As Students gather to watch screenings of the divisive play, Ella Carroll dicusses why we engage with distressing art.

By Ella Carroll, Arts Deputy Co-Editor

Following the recent release of Ivo van Hove’s visceral and bloody play adaption of the equally morbid novel A Little Life to cinemas around the UK, Bristol students have been flocking to their local Everyman to catch a screening. Student societies have even proposed trips to do so, but a good portion of these students might not realise the intensity of the play that they are lining up to watch. 

Those who are familiar with Yanagihara’s loose baggy monster likely raised an eyebrow when a west-end stage adaption was announced. Not simply because of the book’s length, which I myself was hard pushed to imagine could be condensed into a mere couple of hours on stage, but also because of its graphic content, including rape, sexual assault, domestic abuse and more. My own memories of the novel are of it being an exhausting read, and while it is my favourite book and Yanagihara writes with reverence on a diverse range of topics, it is quite frankly, a traumatising read, and the play adaption certainly continues this legacy. 

Around the time the play first premiered in London, I went alone to see it; as the novel was so special to me that I wanted a degree of privacy that I feared I might not obtain if I attended with a less enthused friend. The play was graphic and didn’t shy away from explicitly depicting any of the sensitive issues covered in the novel.

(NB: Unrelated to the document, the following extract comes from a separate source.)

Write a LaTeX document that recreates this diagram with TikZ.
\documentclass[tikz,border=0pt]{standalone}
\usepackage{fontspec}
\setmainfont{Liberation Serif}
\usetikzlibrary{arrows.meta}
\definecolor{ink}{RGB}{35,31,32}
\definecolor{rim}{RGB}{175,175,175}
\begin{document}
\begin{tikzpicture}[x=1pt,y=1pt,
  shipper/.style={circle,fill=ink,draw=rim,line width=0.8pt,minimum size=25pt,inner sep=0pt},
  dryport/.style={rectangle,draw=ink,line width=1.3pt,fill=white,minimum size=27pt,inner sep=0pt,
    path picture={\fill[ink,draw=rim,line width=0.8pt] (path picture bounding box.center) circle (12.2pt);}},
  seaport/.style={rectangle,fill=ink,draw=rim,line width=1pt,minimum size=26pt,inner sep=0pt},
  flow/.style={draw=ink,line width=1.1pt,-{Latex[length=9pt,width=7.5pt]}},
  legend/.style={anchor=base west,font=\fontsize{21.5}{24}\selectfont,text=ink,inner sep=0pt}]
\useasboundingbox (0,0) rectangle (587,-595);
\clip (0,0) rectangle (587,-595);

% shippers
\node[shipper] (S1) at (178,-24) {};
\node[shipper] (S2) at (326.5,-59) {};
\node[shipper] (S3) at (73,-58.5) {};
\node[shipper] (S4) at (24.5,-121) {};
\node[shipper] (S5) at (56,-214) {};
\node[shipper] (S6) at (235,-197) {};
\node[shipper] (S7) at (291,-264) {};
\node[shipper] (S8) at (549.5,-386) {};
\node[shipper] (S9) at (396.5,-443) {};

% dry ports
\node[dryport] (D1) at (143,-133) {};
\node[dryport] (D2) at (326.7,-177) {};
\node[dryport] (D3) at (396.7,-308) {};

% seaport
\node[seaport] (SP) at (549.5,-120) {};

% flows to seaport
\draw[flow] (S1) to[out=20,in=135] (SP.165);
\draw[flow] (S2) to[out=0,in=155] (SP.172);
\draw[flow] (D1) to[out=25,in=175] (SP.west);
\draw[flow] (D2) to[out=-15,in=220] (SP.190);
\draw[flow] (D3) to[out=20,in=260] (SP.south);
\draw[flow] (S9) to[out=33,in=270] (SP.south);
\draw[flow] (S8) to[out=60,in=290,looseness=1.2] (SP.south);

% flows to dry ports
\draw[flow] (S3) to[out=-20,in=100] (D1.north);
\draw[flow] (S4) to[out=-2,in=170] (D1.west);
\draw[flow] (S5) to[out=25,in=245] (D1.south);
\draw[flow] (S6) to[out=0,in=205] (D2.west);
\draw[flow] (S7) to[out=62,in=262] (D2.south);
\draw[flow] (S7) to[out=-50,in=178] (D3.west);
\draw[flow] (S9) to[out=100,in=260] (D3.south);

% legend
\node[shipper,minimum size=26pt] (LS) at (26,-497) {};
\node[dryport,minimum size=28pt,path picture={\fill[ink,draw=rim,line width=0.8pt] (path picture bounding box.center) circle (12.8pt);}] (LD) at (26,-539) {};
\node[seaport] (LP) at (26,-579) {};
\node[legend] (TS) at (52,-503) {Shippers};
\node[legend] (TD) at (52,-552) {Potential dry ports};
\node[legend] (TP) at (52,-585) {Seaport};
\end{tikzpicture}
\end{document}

The most vivid memory I have was of the middle-aged couple in front of me, clinging to each other and sobbing as the interval approached. I was shocked at seeing people my parents' age crying in such a public fashion and it was at this moment that I began to question what the purpose of all of this was. Why had I subjected myself to three and a half hours of stress? 

Harold Pinter Theatre / Ella Carroll

But the play, in its total eighteen-week run, was incredibly popular and this, to me, is a testament to the fact that as humans, to a certain extent, we enjoy subjecting ourselves to art that distresses us. As much as we might not admit it, a lot of us like to wallow a bit. We listen to sad music when we are already feeling low, we watch sad movies and read sad books. There's a morbid part of us that perversely likes to feel low, and I think that part of us is why we sometimes want to subject ourselves to plays like Van Hove’s. 

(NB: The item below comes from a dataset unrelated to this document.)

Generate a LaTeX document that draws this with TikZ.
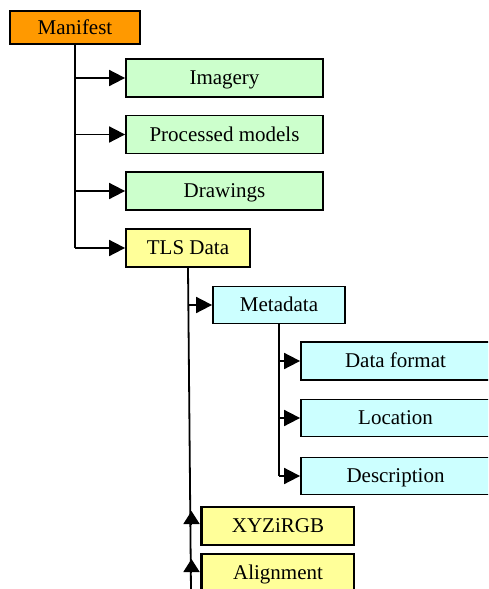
\documentclass[tikz,border=0pt]{standalone}
\usepackage{fontspec}
\setmainfont{Liberation Serif}
\usetikzlibrary{arrows.meta,calc}
\definecolor{orangefill}{HTML}{FF9900}
\definecolor{greenfill}{HTML}{CCFFCC}
\definecolor{yellowfill}{HTML}{FFFF99}
\definecolor{cyanfill}{HTML}{CCFFFF}
\begin{document}
\begin{tikzpicture}[x=1pt,y=-1pt,
  box/.style={draw=black, line width=1.8pt, rectangle, inner sep=0pt,
    font=\fontsize{21}{23}\selectfont, text height=13.5pt, text depth=0pt, anchor=center},
  orangebox/.style={box, fill=orangefill},
  greenbox/.style={box, fill=greenfill},
  yellowbox/.style={box, fill=yellowfill},
  cyanbox/.style={box, fill=cyanfill},
  conn/.style={draw=black, line width=1.8pt},
  arr/.style={conn, -{Triangle[length=16pt,width=16pt]}},
  uparr/.style={conn, -{Triangle[length=13pt,width=16pt]}}
]
\clip (0,0) rectangle (488,589);
\fill[white] (0,0) rectangle (488,589);

\node[orangebox, minimum width=130pt, minimum height=33pt] (manifest) at (75,27.5) {Manifest};
\node[greenbox, minimum width=197pt, minimum height=38pt] (imagery) at (224.5,78) {Imagery};
\node[greenbox, minimum width=197pt, minimum height=38pt] (procmodels) at (224.5,134.5) {Processed models};
\node[greenbox, minimum width=197pt, minimum height=38pt] (drawings) at (224.5,191) {Drawings};
\node[yellowbox, minimum width=124pt, minimum height=38pt] (tls) at (188,248) {TLS Data};
\node[cyanbox, minimum width=132pt, minimum height=37pt] (metadata) at (279,305) {Metadata};
\node[cyanbox, minimum width=189pt, minimum height=38pt] (dataformat) at (395.5,361) {Data format};
\node[cyanbox, minimum width=189pt, minimum height=37pt] (location) at (395.5,418) {Location};
\node[cyanbox, minimum width=189pt, minimum height=37pt] (description) at (395.5,476) {Description};

% trunk from TLS Data
\coordinate (trunkend) at (191,592);
\draw[conn] (tls.south) -- (trunkend);

\node[yellowbox, minimum width=152pt, minimum height=38pt] (xyz) at (278,526) {XYZiRGB};
\node[yellowbox, minimum width=152pt, minimum height=38pt] (alignment) at (278,573) {Alignment};

% Manifest children
\draw[conn] (manifest.south) -- (manifest.south |- tls.west);
\draw[arr] (manifest.south |- imagery.west) -- (imagery.west);
\draw[arr] (manifest.south |- procmodels.west) -- (procmodels.west);
\draw[arr] (manifest.south |- drawings.west) -- (drawings.west);
\draw[arr] (manifest.south |- tls.west) -- (tls.west);

% TLS Data -> Metadata
\coordinate (tlsmeta) at (188.3,305);
\draw[arr] (tlsmeta) -- (metadata.west);

% Metadata children
\draw[conn] (metadata.south) -- (metadata.south |- description.west);
\draw[arr] (metadata.south |- dataformat.west) -- (dataformat.west);
\draw[arr] (metadata.south |- location.west) -- (location.west);
\draw[arr] (metadata.south |- description.west) -- (description.west);

% upward arrowheads at XYZiRGB and Alignment
\coordinate (xyzbase) at (191.5,524);
\coordinate (xyztip) at (191.5,511);
\coordinate (alibase) at (191.5,572);
\coordinate (alitip) at (191.5,559);
\draw[uparr] (xyzbase) -- (xyztip);
\draw[uparr] (alibase) -- (alitip);
\draw[conn] (xyz.north west) -- (xyz.south west);
\draw[conn] (alignment.north west) -- (alignment.south west);
\end{tikzpicture}
\end{document}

But to what extent is this healthy? Is it worthwhile to engage with something we know is only going to distress us? I think there is certainly something to be said about the catharsis we might experience from exposing ourselves to stress and trauma in a controlled setting. Aristotle suggested that one should feel purified and cleansed after watching tragedies on stage and thus subjecting ourselves to stress in a regulated environment might be, in a sense, purgative. Moreover, seeing one’s own mental struggles depicted authentically on stage might even be comforting for some. 

If the traumatic media which we are engaging with is going past the line where it is controlled, however, it loses its impact. The play was subversive for this reason because it simply depended on an audience member's tolerance for gore and gloom. 

Harold Pinter Theatre / Ella Carroll

If students think they can cope with the graphicness of the play, they might leave the theatre with a curious sense of catharsis, but if blood and vivid depictions of rape are too graphic for some (as they understandably might be), I might suggest avoiding attending a screening.